If possible, rise early enough to clean the steps, piazza, and sidewalk before breakfast. As soon as the regular morning work is done, attend to the extra cooking. When this is finished, clean the kitchen and its closets, the china closets, and the back hall.
A Day of Rest.
Plan to have as little work as possible to do on Sunday, but do not fall into the error of wearing yourself out on Saturday and making all the family uncomfortable on Sunday, simply because you would not break the Sabbath.
The woman who manages to keep her family comfortable and happy on this day, even if it be necessary to do a little extra work to attain that end, will have a better moral and spiritual influence than she who makes all the members dread the day as being one of the most uncomfortable in the whole week at home.
In most families on this day the breakfast is late and the dinner served about two o’clock, the supper being light and informal. While there are many housekeepers who still cling to the old custom of having cold dinners, the majority have a hot one, as it often happens that this is the only meal throughout the week at which the whole family is sure to meet.
If but one servant be kept, she ought not to be required to perform any duties after the dinner dishes have been washed and put away.
The remainder of the day and evening should belong to her.

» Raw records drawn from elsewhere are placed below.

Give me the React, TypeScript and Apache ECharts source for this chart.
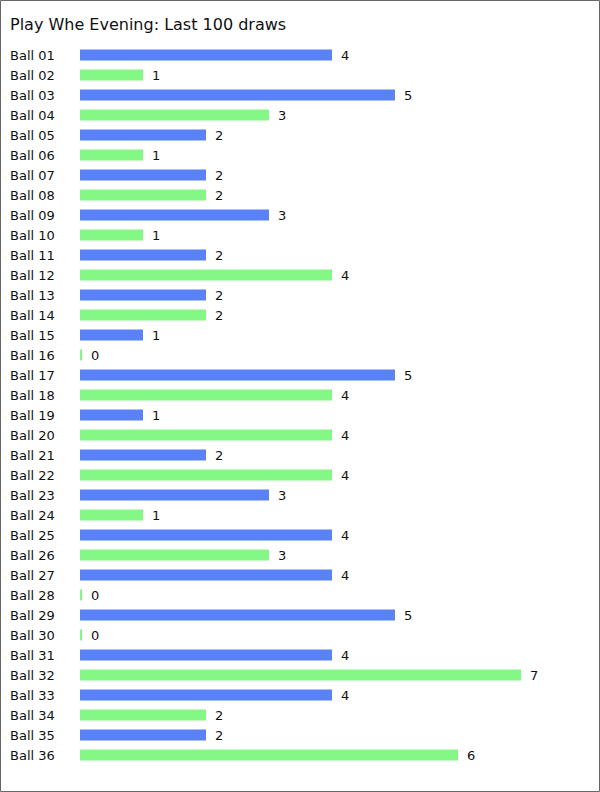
import React, { useEffect, useRef } from "react";
import * as echarts from "echarts";

const categories = Array.from({ length: 36 }, (_, i) => `Ball ${String(i + 1).padStart(2, "0")}`);
const values = [4, 1, 5, 3, 2, 1, 2, 2, 3, 1, 2, 4, 2, 2, 1, 0, 5, 4, 1, 4, 2, 4, 3, 1, 4, 3, 4, 0, 5, 0, 4, 7, 4, 2, 2, 6];
const blue = "#5882f6";
const green = "#84f884";
const titleText = "Play Whe Evening: Last 100 draws";

export default function App() {
  const ref = useRef<HTMLDivElement>(null);
  useEffect(() => {
    const chart = echarts.init(ref.current!, null, { renderer: "svg" });
    const font = "'DejaVu Sans', Verdana, sans-serif";
    chart.setOption({
      animation: false,
      backgroundColor: "#fff",
      title: {
        text: titleText,
        left: 10,
        top: 16,
        padding: 0,
        textStyle: { fontFamily: font, fontSize: 16, fontWeight: "normal", color: "#111" },
      },
      graphic: [
        {
          type: "rect",
          shape: { x: 0.5, y: 0.5, width: 599, height: 791 },
          style: { fill: "none", stroke: "#666", lineWidth: 1 },
          silent: true,
        },
      ],
      grid: { left: 80, top: 45, width: 504, bottom: 27 },
      xAxis: {
        type: "value",
        min: 0,
        max: 8,
        show: false,
      },
      yAxis: {
        type: "category",
        data: categories,
        inverse: true,
        axisLine: { show: false },
        axisTick: { show: false },
        axisLabel: {
          align: "left",
          margin: 70,
          fontFamily: font,
          fontSize: 13,
          color: "#111",
        },
      },
      series: [
        {
          type: "bar",
          data: values.map((v, i) => ({
            value: v,
            itemStyle: { color: i % 2 === 0 ? blue : green },
          })),
          barWidth: 11,
          barMinHeight: 2,
          label: {
            show: true,
            position: "right",
            distance: 9,
            fontFamily: font,
            fontSize: 13,
            color: "#111",
          },
        },
      ],
    });
    return () => chart.dispose();
  }, []);
  return (
    <div
      ref={ref}
      style={{ position: "fixed", left: 0, top: 0, width: 600, height: 792 }}
    />
  );
}
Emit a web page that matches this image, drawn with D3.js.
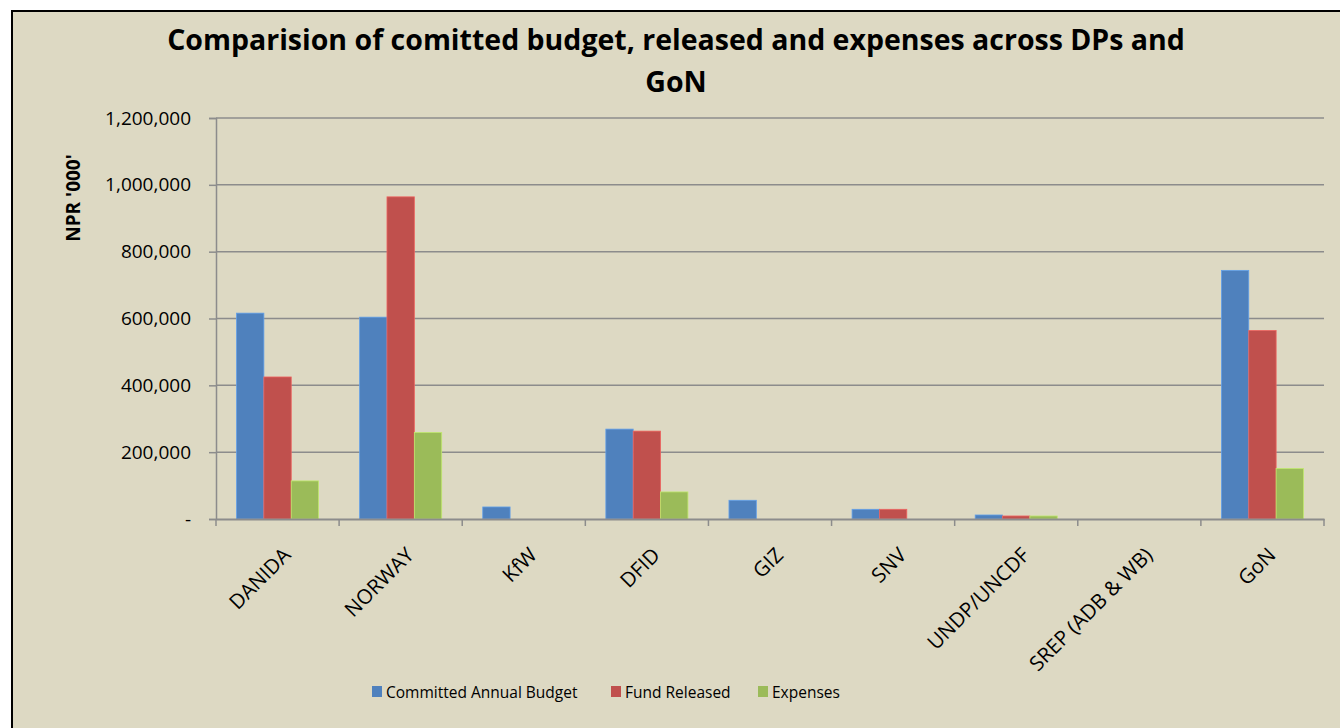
<!DOCTYPE html>
<html>
<head>
<meta charset="utf-8">
<script src="https://cdn.jsdelivr.net/npm/d3@7"></script>
<style>
  body { margin: 0; background: #fff; }
  text { font-family: "Open Sans", "Liberation Sans", sans-serif; }
</style>
</head>
<body>
<div id="chart"></div>
<script>
const categories = ["DANIDA", "NORWAY", "KfW", "DFID", "GIZ", "SNV", "UNDP/UNCDF", "SREP (ADB & WB)", "GoN"];
const seriesNames = ["Committed Annual Budget", "Fund Released", "Expenses"];
const committed = [616000, 604000, 36000, 269000, 56000, 29000, 12000, 0, 744000];
const released = [425000, 964000, 0, 263000, 0, 29000, 9000, 0, 564000];
const expenses = [114000, 259000, 0, 81000, 0, 0, 9000, 0, 151000];
const yTicks = [0, 200000, 400000, 600000, 800000, 1000000, 1200000];
const colors = ["#4F81BD", "#C0504D", "#9BBB59"];

const width = 1340;
const height = 728;
const marginLeft = 216;
const marginRight = 16;
const marginTop = 118;
const plotBottom = 519;

const data = categories.map((c, i) => ({
  name: c,
  values: [committed[i], released[i], expenses[i]]
}));

const svg = d3.create("svg")
  .attr("width", width)
  .attr("height", height)
  .attr("viewBox", [0, 0, width, height]);

d3.select("#chart").append(() => svg.node());

// background and border
svg.append("rect")
  .attr("x", 12).attr("y", 11)
  .attr("width", width).attr("height", height)
  .attr("fill", "#DDD9C3")
  .attr("stroke", "#000")
  .attr("stroke-width", 2);

const x = d3.scaleBand()
  .domain(categories)
  .range([marginLeft, width - marginRight]);

const x1 = d3.scaleBand()
  .domain(seriesNames)
  .range([x.bandwidth() / 6, x.bandwidth() * 5 / 6]);

const y = d3.scaleLinear()
  .domain([0, 1200000])
  .range([plotBottom, marginTop]);

// gridlines
svg.append("g")
  .selectAll("line")
  .data(yTicks.slice(1))
  .join("line")
  .attr("x1", marginLeft)
  .attr("x2", width - marginRight)
  .attr("y1", d => y(d))
  .attr("y2", d => y(d))
  .attr("stroke", "#8C8C8C")
  .attr("stroke-width", 1.5);

// bars
svg.append("g")
  .selectAll("g")
  .data(data)
  .join("g")
  .attr("transform", d => `translate(${x(d.name)},0)`)
  .selectAll("rect")
  .data(d => d.values.map((v, j) => ({ series: seriesNames[j], value: v, color: colors[j] })))
  .join("rect")
  .filter(d => d.value > 0)
  .attr("x", d => x1(d.series))
  .attr("y", d => y(d.value))
  .attr("width", x1.bandwidth())
  .attr("height", d => y(0) - y(d.value))
  .attr("fill", d => d.color)
  .attr("stroke", d => d3.color(d.color).brighter(0.6))
  .attr("stroke-width", 0.8);

// y axis
const fmt = d3.format(",");
svg.append("g")
  .attr("transform", `translate(${marginLeft},0)`)
  .call(d3.axisLeft(y).tickValues(yTicks).tickSize(7).tickPadding(18)
    .tickFormat(d => d === 0 ? "-" : fmt(d)))
  .call(g => g.select(".domain").attr("stroke", "#8C8C8C").attr("stroke-width", 1.5))
  .call(g => g.selectAll(".tick line").attr("stroke", "#8C8C8C").attr("stroke-width", 1.5))
  .call(g => g.selectAll(".tick text")
    .attr("fill", "#000")
    .style("font-size", "19px")
    .style("font-family", "'Open Sans', sans-serif"));

// x axis
svg.append("g")
  .attr("transform", `translate(0,${plotBottom})`)
  .call(d3.axisBottom(x).tickSize(0).tickFormat(""))
  .call(g => g.select(".domain").attr("stroke", "#8C8C8C").attr("stroke-width", 2))
  .call(g => g.selectAll(".tick").remove());

svg.append("g")
  .selectAll("line")
  .data(categories.concat(["_end"]))
  .join("line")
  .attr("x1", (d, i) => marginLeft + i * x.step())
  .attr("x2", (d, i) => marginLeft + i * x.step())
  .attr("y1", plotBottom)
  .attr("y2", plotBottom + 7)
  .attr("stroke", "#8C8C8C")
  .attr("stroke-width", 1.5);

svg.append("g")
  .selectAll("text")
  .data(categories)
  .join("text")
  .attr("transform", d => `translate(${x(d) + x.bandwidth() / 2 + 4},${plotBottom + 27}) rotate(-45)`)
  .attr("text-anchor", "end")
  .attr("dy", "0.72em")
  .style("font-size", "20.5px")
  .text(d => d);

// y axis title
svg.append("text")
  .attr("transform", `translate(80,198) rotate(-90)`)
  .attr("text-anchor", "middle")
  .style("font-size", "19px")
  .style("font-weight", "bold")
  .text("NPR '000'");

// title
const title = svg.append("text")
  .attr("text-anchor", "middle")
  .style("font-size", "28.5px")
  .style("font-weight", "bold");
title.append("tspan").attr("x", 676).attr("y", 50)
  .text("Comparision of comitted budget, released and expenses across DPs and");
title.append("tspan").attr("x", 676).attr("y", 92).text("GoN");

// legend
const legendX = [372, 611, 758];
const legend = svg.append("g")
  .selectAll("g")
  .data(seriesNames)
  .join("g")
  .attr("transform", (d, i) => `translate(${legendX[i]},686)`);
legend.append("rect")
  .attr("width", 10).attr("height", 11)
  .attr("fill", (d, i) => colors[i]);
legend.append("text")
  .attr("x", 14).attr("y", 12)
  .style("font-size", "15.5px")
  .text(d => d);
</script>
</body>
</html>
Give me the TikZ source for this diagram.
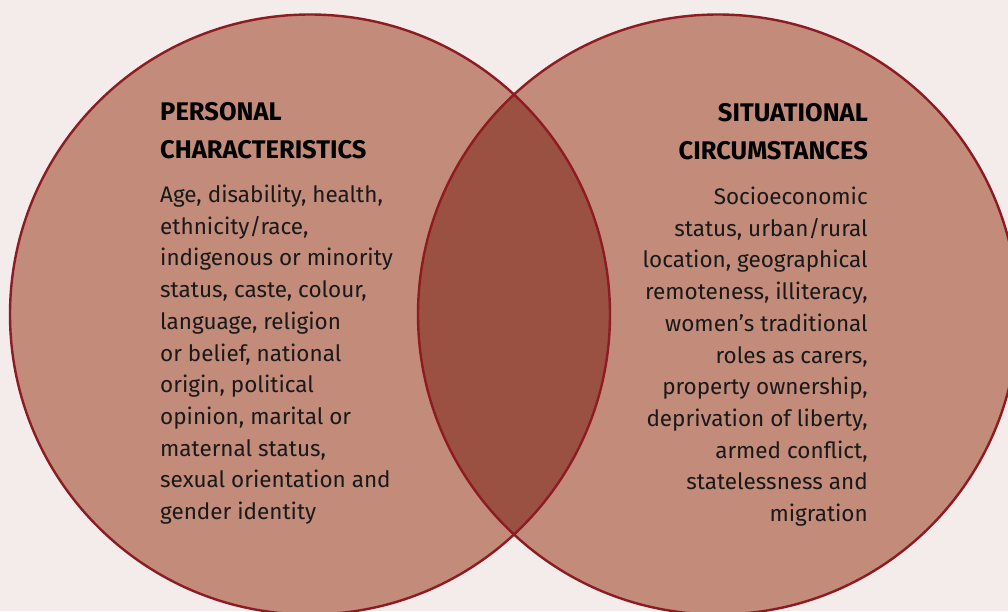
\documentclass[tikz,border=0pt]{standalone}
\usepackage{fontspec}
\setmainfont{Fira Sans}
\definecolor{bgc}{HTML}{F3ECEA}
\definecolor{circfill}{HTML}{C28B7A}
\definecolor{lensfill}{HTML}{9A5141}
\definecolor{edgec}{HTML}{8E1B22}
\tikzset{
  venn/.style={draw=edgec, line width=2.4pt},
  headtext/.style={inner sep=0pt, font=\fontsize{25.5}{38}\selectfont\bfseries, text=black},
  bodytext/.style={inner sep=0pt, font=\fontsize{22.5}{31.7}\selectfont, text=black!90}
}
\begin{document}
\begin{tikzpicture}[x=1pt,y=-1pt]
\fill[bgc] (0,0) rectangle (1008,611);
\useasboundingbox (0,0) rectangle (1008,611);
\begin{scope}
\clip (0,0) rectangle (1008,611);
\coordinate (cl) at (310,314.5);
\coordinate (cr) at (718,314.5);
\fill[circfill] (cl) circle[radius=300];
\fill[circfill] (cr) circle[radius=300];
\begin{scope}
\clip (cl) circle[radius=300];
\fill[lensfill] (cr) circle[radius=300];
\end{scope}
\draw[venn] (cl) circle[radius=300];
\draw[venn] (cr) circle[radius=300];
\end{scope}
\node[headtext, anchor=base west, align=left] (lh) at (160,158) {PERSONAL\\CHARACTERISTICS};
\node[bodytext, anchor=base west, align=left] (lb) at (160,519.5) {Age, disability, health,\\ethnicity/race,\\indigenous or minority\\status, caste, colour,\\language, religion\\or belief, national\\origin, political\\opinion, marital or\\maternal status,\\sexual orientation and\\gender identity};
\node[headtext, anchor=base east, align=right] (rh) at (868,159.5) {SITUATIONAL\\CIRCUMSTANCES};
\node[bodytext, anchor=base east, align=right] (rb) at (868,521.5) {Socioeconomic\\status, urban/rural\\location, geographical\\remoteness, illiteracy,\\women’s traditional\\roles as carers,\\property ownership,\\deprivation of liberty,\\armed conflict,\\statelessness and\\migration};
\end{tikzpicture}
\end{document}
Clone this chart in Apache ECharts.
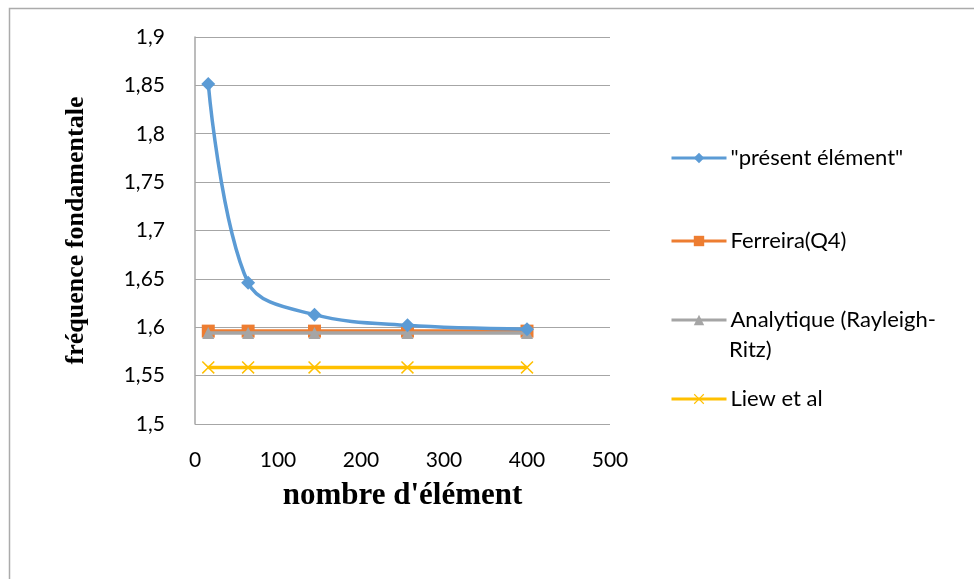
<!DOCTYPE html>
<html>
<head>
<meta charset="utf-8">
<script src="https://cdn.jsdelivr.net/npm/echarts@6/dist/echarts.min.js"></script>
<style>
  html, body { margin: 0; padding: 0; background: #fff; }
  #chart { width: 974px; height: 579px; }
</style>
</head>
<body>
<div id="chart"></div>
<script>
// Number of elements (mesh sizes)
const elements = [16, 64, 144, 256, 400];

// Fundamental frequency for each method
const presentElement = [1.8515, 1.646, 1.613, 1.602, 1.598];
const ferreira = [1.596, 1.596, 1.596, 1.596, 1.596];
const analytique = [1.594, 1.594, 1.594, 1.594, 1.594];
const liew = [1.5585, 1.5585, 1.5585, 1.5585, 1.5585];

const seriesNames = ['"présent élément"', 'Ferreira(Q4)', 'Analytique (Rayleigh-', 'Liew et al'];
const colors = ['#5B9BD5', '#ED7D31', '#A5A5A5', '#FFC000'];

const xTicks = { min: 0, max: 500, interval: 100 };
const yTicks = { min: 1.5, max: 1.9, interval: 0.05 };

const sansFont = 'Lato, "Open Sans", sans-serif';
const serifFont = '"Liberation Serif", "DejaVu Serif", serif';

const crossPath = 'path://M0,8L8,0L50,42L92,0L100,8L58,50L100,92L92,100L50,58L8,100L0,92L42,50Z';

function pairs(ys) { return elements.map((x, i) => [x, ys[i]]); }
const fmt = v => String(+v.toFixed(2)).replace('.', ',');

const chart = echarts.init(document.getElementById('chart'));

function legendAt(name, top) {
  return {
    data: [name], left: 670, top: top, orient: 'vertical',
    itemWidth: 55, itemHeight: 13, itemGap: 0, padding: 0,
    lineStyle: { width: 3 },
    textStyle: { fontFamily: sansFont, fontSize: 22, color: '#000', padding: [0, 0, 0, -1] },
    selectedMode: false
  };
}

chart.setOption({
  animation: false,
  color: colors,
  grid: { left: 195, right: 364, top: 37, bottom: 155 },
  graphic: [
    { type: 'rect', shape: { x: 9.5, y: 8.5, width: 1000, height: 1000 },
      style: { fill: 'none', stroke: '#ababab', lineWidth: 1.5 }, silent: true },
    { type: 'text', left: 729, top: 339,
      style: { text: 'Ritz)', fontFamily: sansFont, fontSize: 22, fill: '#000' } }
  ],
  legend: [
    legendAt(seriesNames[0], 147),
    legendAt(seriesNames[1], 230),
    legendAt(seriesNames[2], 309),
    legendAt(seriesNames[3], 388)
  ],
  xAxis: {
    type: 'value', min: xTicks.min, max: xTicks.max, interval: xTicks.interval,
    name: "nombre d'élément", nameLocation: 'middle', nameGap: 56,
    nameTextStyle: { fontFamily: serifFont, fontWeight: 'bold', fontSize: 31, color: '#000' },
    axisLine: { show: false }, axisTick: { show: false },
    axisLabel: { margin: 26, fontFamily: sansFont, fontSize: 21, color: '#000' },
    splitLine: { show: false }
  },
  yAxis: {
    type: 'value', min: yTicks.min, max: yTicks.max, interval: yTicks.interval,
    name: 'fréquence fondamentale', nameLocation: 'middle', nameGap: 106,
    nameTextStyle: { fontFamily: serifFont, fontWeight: 'bold', fontSize: 26, color: '#000' },
    axisLine: { show: true, onZero: false, lineStyle: { color: '#a6a6a6', width: 1.5 } },
    axisTick: { show: false },
    axisLabel: { margin: 30, formatter: fmt, fontFamily: sansFont, fontSize: 21, color: '#000' },
    splitLine: { show: true, lineStyle: { color: '#a6a6a6', width: 1.2 } }
  },
  series: [
    { name: seriesNames[0], type: 'line', data: pairs(presentElement), smooth: 0.35,
      symbol: 'diamond', symbolSize: 14, lineStyle: { width: 3.5, color: colors[0] },
      itemStyle: { color: colors[0] }, z: 5 },
    { name: seriesNames[1], type: 'line', data: pairs(ferreira),
      symbol: 'rect', symbolSize: 13, lineStyle: { width: 3.5, color: colors[1] },
      itemStyle: { color: colors[1] }, z: 3 },
    { name: seriesNames[2], type: 'line', data: pairs(analytique),
      symbol: 'triangle', symbolSize: 12, lineStyle: { width: 3.5, color: colors[2] },
      itemStyle: { color: colors[2] }, z: 4 },
    { name: seriesNames[3], type: 'line', data: pairs(liew),
      symbol: crossPath, symbolSize: 13, lineStyle: { width: 3.5, color: colors[3] },
      itemStyle: { color: colors[3] }, z: 3 }
  ]
});
</script>
</body>
</html>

If there be no servant, the housekeeper surely is entitled to what little rest she can get after dinner, and the other members of the family should find it a pleasure to prepare whatever light refreshments may be required in the evening. Remember that there are heavy duties for Monday morning, and do not leave a lot of dishes in disorder to add to these burdens.
Two or More Servants in a Family.
The round of duties for the week having been thus outlined, I wish to make a few suggestions to the woman who keeps two or more servants.
The duties must be so divided that each shall bear her proper proportion of the work. In the case where there are several servants, there is greater ceremony in the mode of living. Suppose there be two servants, and the family be fairly large.
The second girl must do all the upstairs work, take care of the parlors, halls, dining-room, china closet, etc. It will be her duty to care for the silver, glass, and fine china.
Every evening, after the dining-room work is finished, she will go to the chambers, empty all slops, refill the water pitchers, turn back the bed clothes, and lay the night garments on the bed. She will draw the shades and see that there is a stock of matches, towels, etc. In the morning she will attend to the dining-room, put the breakfast dishes on to heat, dust the lower halls and parlors, and sweep the steps and sidewalk.
The cook will care for all the lower part of the house, her own room, the cellar, and the back steps and stoop. The washing and ironing must be divided between them. It is usual to have the cook do the plain washing and ironing, while the second girl takes the starched clothes. If, however, the second girl be required to do plain sewing, the cook does the heavier part of the washing.
In the matter of the duties of a servant each housekeeper must make her own laws, but the more servants there are, the more clearly must each one’s responsibility be defined, and the mistress will save herself an immense amount of annoyance if she will take pains to divide the work of the household with good judgment and with justice, not allowing any dictation in the matter.
She should not be hasty in reaching a conclusion, but should be firm in her decisions.